As the infographic was created for Instagram, it is presented in a 10-image carousel format. I used this carousel approach to tell a story, present the data, and provide some key takeaways in the most succinct way possible to keep the readers attention and provide actionable items after identifying this issue.

A red title card displays the title, Misogyny in Science Illustration. A stock image of female and male scientists is displayed with the following text; Do you see anything wrong with this stock illustration of scientists? One gender is wearing appropriate personal protective equipment that adheres to lab safety guidelines, and one gender is not (in addition to a lack of diversity in race, body type, ability). This misrepresentation of female scientists is so prevalent in stock illustrations that I decided to collect some data. I searched the term "scientist" within Illustrations on 3 popular stock sites (istock, Shutterstock, Getty), sorted by Most Popular, and assessed the first 3 images that include at least one scientist from head to toe. Of the 90 images I reviewed, they contained 244 men and 190 women. Men defined by typical masculine presenting and male-associated attributes such as broad shoulders, facial hair, very short hair, tall height. Women defined by typical feminine presenting and female-associated attributes such as breasts, small waist and large hips, long hair, short height. There were less than 10 gender neutral/non-binary presenting illustrations. They were not included in the data collection. 77& of women had exposed ankles, 54% of women had exposed legs, 20% of men had exposed ankles, all men were illustrated wearing pants. 25% of women were wearing open top shoes. 21% of women were wearing high heels. All men were illustrated wearing a shoe that adheres to lab safety guidelines. 18% of women wore a tight, form-fitting lab coat.
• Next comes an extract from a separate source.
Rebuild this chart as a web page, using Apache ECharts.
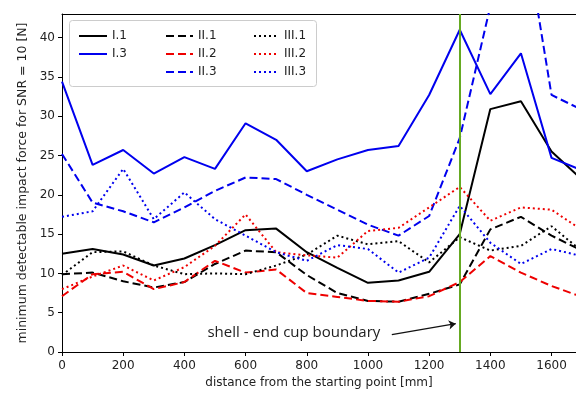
<!DOCTYPE html>
<html>
<head>
<meta charset="utf-8">
<script src="https://cdn.jsdelivr.net/npm/echarts@6/dist/echarts.min.js"></script>
<style>
  html, body { margin: 0; padding: 0; background: #fff; }
  #chart { width: 576px; height: 394px; }
</style>
</head>
<body>
<div id="chart"></div>
<script>
// distance from the starting point [mm]
var distance = [0, 100, 200, 300, 400, 500, 600, 700, 800, 900, 1000, 1100, 1200, 1300, 1400, 1500, 1600, 1700];

var I1   = [12.5, 13.1, 12.4, 11.0, 11.9, 13.6, 15.5, 15.7, 12.7, 10.7, 8.8, 9.1, 10.2, 15.0, 30.9, 31.9, 25.5, 21.9];
var I3   = [34.4, 23.8, 25.7, 22.7, 24.8, 23.3, 29.1, 27.0, 23.0, 24.5, 25.7, 26.2, 32.7, 41.0, 32.8, 38.0, 24.7, 23.1];
var II1  = [9.9, 10.1, 9.0, 8.2, 8.9, 11.2, 12.9, 12.7, 9.8, 7.5, 6.5, 6.4, 7.4, 8.6, 15.6, 17.2, 14.8, 12.9];
var II2  = [7.1, 9.9, 10.2, 8.0, 8.9, 11.6, 10.1, 10.5, 7.5, 7.0, 6.5, 6.4, 7.1, 8.9, 12.2, 10.1, 8.4, 7.0];
var II3  = [25.2, 19.0, 17.9, 16.5, 18.4, 20.5, 22.2, 22.0, 20.0, 18.1, 16.2, 14.8, 17.3, 27.2, 44.0, 56.5, 32.7, 30.8];
var III1 = [9.8, 12.7, 12.8, 11.0, 9.9, 10.0, 9.9, 11.0, 12.4, 14.8, 13.7, 14.1, 11.4, 14.6, 12.9, 13.5, 16.0, 12.8];
var III2 = [8.0, 9.6, 11.0, 9.1, 10.8, 13.5, 17.5, 12.7, 12.3, 12.0, 15.4, 15.8, 18.4, 21.0, 16.7, 18.4, 18.1, 15.5];
var III3 = [17.2, 17.9, 23.3, 16.9, 20.3, 16.9, 14.8, 12.7, 11.6, 13.6, 13.1, 10.1, 12.0, 18.6, 13.9, 11.2, 13.1, 12.2];

var xTicks = [0, 200, 400, 600, 800, 1000, 1200, 1400, 1600];
var yTicks = [0, 5, 10, 15, 20, 25, 30, 35, 40];

// shell / end cup boundary and its note
var boundaryX = 1300;
var noteText = 'shell - end cup boundary';
var notePos = [758, 2.45];
var arrowFrom = [1078, 2.2];
var arrowTo = [1287, 3.6];

var chart = echarts.init(document.getElementById('chart'));

var FONT = 'DejaVu Sans';
var DASH = [8, 4];
var DOT = [2, 3];

function pairs(ys) {
    return distance.map(function (x, i) { return [x, ys[i]]; });
}

function line(name, ys, color, type) {
    return {
        name: name,
        type: 'line',
        symbol: 'none',
        clip: true,
        data: pairs(ys),
        lineStyle: { color: color, width: 2, type: type },
        itemStyle: { color: color }
    };
}

var series = [
    line('I.1', I1, '#000000', 'solid'),
    line('I.3', I3, '#0000ee', 'solid'),
    line('II.1', II1, '#000000', DASH),
    line('II.2', II2, '#ee0000', DASH),
    line('II.3', II3, '#0000ee', DASH),
    line('III.1', III1, '#000000', DOT),
    line('III.2', III2, '#ee0000', DOT),
    line('III.3', III3, '#0000ee', DOT)
];

series[0].markLine = {
    silent: true,
    symbol: 'none',
    label: { show: false },
    lineStyle: { color: '#66aa22', width: 2, type: 'solid' },
    data: [{ xAxis: boundaryX }]
};
series[1].markLine = {
    silent: true,
    symbol: ['none', 'arrow'],
    symbolSize: 7,
    label: { show: false },
    lineStyle: { color: '#111', width: 1.2, type: 'solid' },
    data: [[{ coord: arrowFrom }, { coord: arrowTo }]]
};
series[2].markPoint = {
    silent: true,
    symbolSize: 0,
    label: {
        show: true,
        formatter: noteText,
        color: '#222',
        fontSize: 15,
        fontFamily: 'Open Sans'
    },
    data: [{ coord: notePos }]
};

var legendText = { fontFamily: FONT, fontSize: 12, color: '#222' };
var legendBase = {
    orient: 'vertical', top: 25, itemHeight: 14, itemGap: 6,
    itemStyle: { opacity: 0 },
    textStyle: legendText
};

function legendCol(left, width, names) {
    return Object.assign({}, legendBase, { left: left, itemWidth: width, data: names });
}

var plain = function (v) { return String(v); };

var option = {
    animation: false,
    backgroundColor: '#fff',
    grid: { left: 62, right: 0, top: 14, bottom: 41 },
    legend: [
        legendCol(73, 28, ['I.1', 'I.3']),
        legendCol(160, 27, ['II.1', 'II.2', 'II.3']),
        legendCol(248, 25, ['III.1', 'III.2', 'III.3'])
    ],
    graphic: [{
        type: 'rect',
        z: 3,
        shape: { x: 69.5, y: 20.5, width: 247, height: 66, r: 3 },
        style: { fill: 'rgba(255,255,255,0.85)', stroke: '#cccccc', lineWidth: 1 }
    }],
    xAxis: [{
        type: 'value',
        min: 0,
        max: 1680,
        name: 'distance from the starting point [mm]',
        nameLocation: 'middle',
        nameGap: 25,
        nameTextStyle: { fontFamily: FONT, fontSize: 12, color: '#222' },
        axisLine: { show: true, lineStyle: { color: '#000', width: 1 } },
        axisTick: { show: true, length: 4, customValues: xTicks, lineStyle: { color: '#000' } },
        axisLabel: { customValues: xTicks, formatter: plain, margin: 8, fontFamily: FONT, fontSize: 12, color: '#222' },
        splitLine: { show: false }
    }, {
        type: 'value',
        position: 'top',
        min: 0,
        max: 1680,
        axisLine: { show: true, onZero: false, lineStyle: { color: '#000', width: 1 } },
        axisTick: { show: false },
        axisLabel: { show: false },
        splitLine: { show: false }
    }],
    yAxis: {
        type: 'value',
        min: 0,
        max: 43,
        name: 'minimum detectable impact force for SNR = 10 [N]',
        nameLocation: 'middle',
        nameGap: 33,
        nameTextStyle: { fontFamily: FONT, fontSize: 12.5, color: '#222' },
        axisLine: { show: true, lineStyle: { color: '#000', width: 1 } },
        axisTick: { show: true, length: 4, customValues: yTicks, lineStyle: { color: '#000' } },
        axisLabel: { customValues: yTicks, formatter: plain, margin: 7, fontFamily: FONT, fontSize: 12, color: '#222' },
        splitLine: { show: false }
    },
    series: series
};

chart.setOption(option);
</script>
</body>
</html>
All men were illustrated with a proper fitting lab coat. 38% of women had long hair, not tied up. All men were illustrated with short hair that adheres to lab safety guidelines. What can you do? Stop producing and/or using illustrations that sexualize female scientists. All scientists should be illustrated in appropriate PPE regardless of gender. Diversify your illustrations — all genders, all races, larger bodies, disabilities, etc. Research the subject matter to ensure an accurate and inclusive representation.